• [Written request]: From the listing below, extract each line containing the string "this".

• [Entries shown]:
━━━
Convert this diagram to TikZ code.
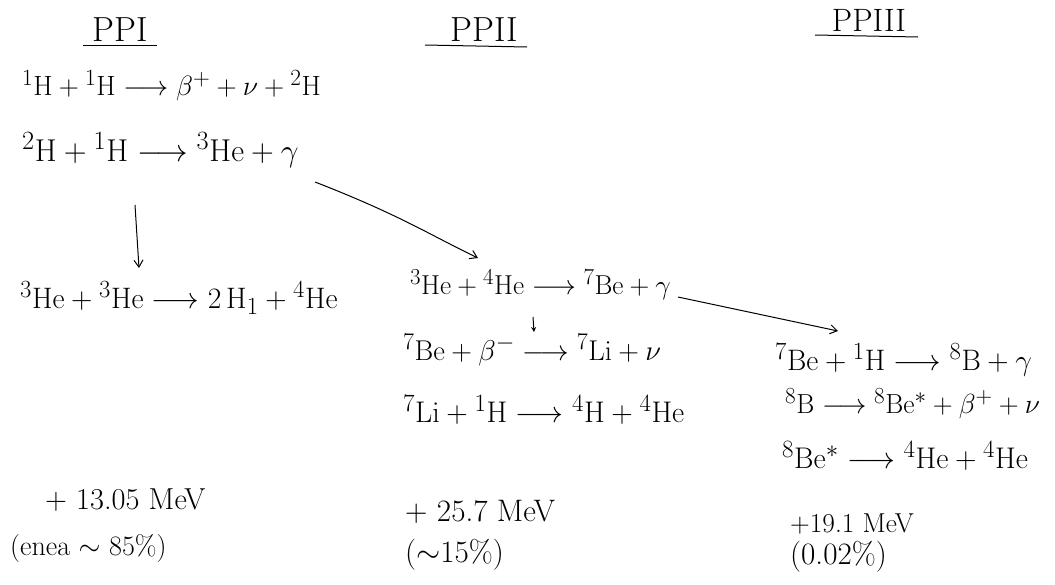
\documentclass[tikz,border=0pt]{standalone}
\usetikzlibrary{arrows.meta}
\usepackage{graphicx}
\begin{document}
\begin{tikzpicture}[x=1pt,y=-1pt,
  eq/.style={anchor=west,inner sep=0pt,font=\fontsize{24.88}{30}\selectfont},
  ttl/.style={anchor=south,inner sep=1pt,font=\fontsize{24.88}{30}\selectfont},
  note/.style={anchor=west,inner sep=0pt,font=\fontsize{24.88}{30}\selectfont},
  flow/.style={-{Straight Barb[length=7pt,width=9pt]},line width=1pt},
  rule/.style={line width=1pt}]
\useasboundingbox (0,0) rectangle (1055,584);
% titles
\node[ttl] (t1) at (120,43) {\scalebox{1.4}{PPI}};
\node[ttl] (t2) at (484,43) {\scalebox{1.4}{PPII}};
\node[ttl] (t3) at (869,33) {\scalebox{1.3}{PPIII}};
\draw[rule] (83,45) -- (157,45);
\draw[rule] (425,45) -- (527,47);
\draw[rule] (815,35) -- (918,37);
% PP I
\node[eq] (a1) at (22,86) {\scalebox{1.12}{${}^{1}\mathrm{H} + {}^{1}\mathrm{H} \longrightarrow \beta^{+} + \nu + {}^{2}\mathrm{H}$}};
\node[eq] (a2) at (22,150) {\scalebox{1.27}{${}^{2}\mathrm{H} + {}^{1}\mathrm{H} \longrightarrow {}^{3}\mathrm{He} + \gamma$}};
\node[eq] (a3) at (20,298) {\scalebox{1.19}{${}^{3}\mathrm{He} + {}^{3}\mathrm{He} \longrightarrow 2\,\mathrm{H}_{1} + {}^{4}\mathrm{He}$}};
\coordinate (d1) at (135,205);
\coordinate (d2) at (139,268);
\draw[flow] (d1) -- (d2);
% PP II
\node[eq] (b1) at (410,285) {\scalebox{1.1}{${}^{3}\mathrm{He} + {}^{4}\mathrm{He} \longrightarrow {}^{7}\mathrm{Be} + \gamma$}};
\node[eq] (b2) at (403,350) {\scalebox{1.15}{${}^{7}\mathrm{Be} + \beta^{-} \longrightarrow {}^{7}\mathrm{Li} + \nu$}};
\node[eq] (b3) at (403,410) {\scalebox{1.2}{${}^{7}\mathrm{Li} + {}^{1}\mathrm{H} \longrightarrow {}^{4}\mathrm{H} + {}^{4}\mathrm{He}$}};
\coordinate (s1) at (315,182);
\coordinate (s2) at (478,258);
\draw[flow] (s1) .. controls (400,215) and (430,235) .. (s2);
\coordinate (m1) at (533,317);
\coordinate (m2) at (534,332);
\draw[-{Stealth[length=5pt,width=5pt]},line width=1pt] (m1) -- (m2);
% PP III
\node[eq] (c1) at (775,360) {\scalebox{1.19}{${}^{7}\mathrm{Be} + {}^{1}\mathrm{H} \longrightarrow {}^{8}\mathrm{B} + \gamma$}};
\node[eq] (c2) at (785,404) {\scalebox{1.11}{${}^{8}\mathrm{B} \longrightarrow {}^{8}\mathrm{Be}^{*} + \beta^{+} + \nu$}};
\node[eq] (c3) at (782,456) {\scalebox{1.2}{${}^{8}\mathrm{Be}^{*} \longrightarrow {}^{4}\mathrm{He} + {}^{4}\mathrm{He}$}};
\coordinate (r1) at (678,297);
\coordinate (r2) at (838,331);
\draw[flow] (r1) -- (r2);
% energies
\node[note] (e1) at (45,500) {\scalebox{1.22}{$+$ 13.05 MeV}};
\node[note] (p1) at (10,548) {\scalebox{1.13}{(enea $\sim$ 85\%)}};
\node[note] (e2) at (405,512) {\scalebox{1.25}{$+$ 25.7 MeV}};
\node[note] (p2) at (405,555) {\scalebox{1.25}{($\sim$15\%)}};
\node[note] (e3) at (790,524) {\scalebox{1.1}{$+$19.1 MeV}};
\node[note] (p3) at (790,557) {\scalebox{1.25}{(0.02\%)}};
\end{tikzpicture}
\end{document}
━━━
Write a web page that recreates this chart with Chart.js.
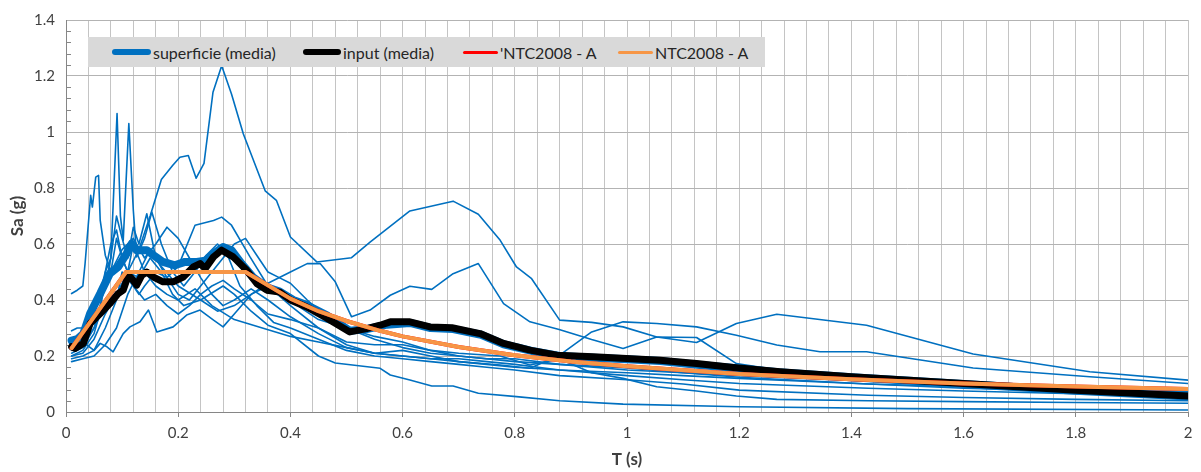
━━━
• [Solved exercise]:
Convert this diagram to TikZ code.
Write a web page that recreates this chart with Chart.js.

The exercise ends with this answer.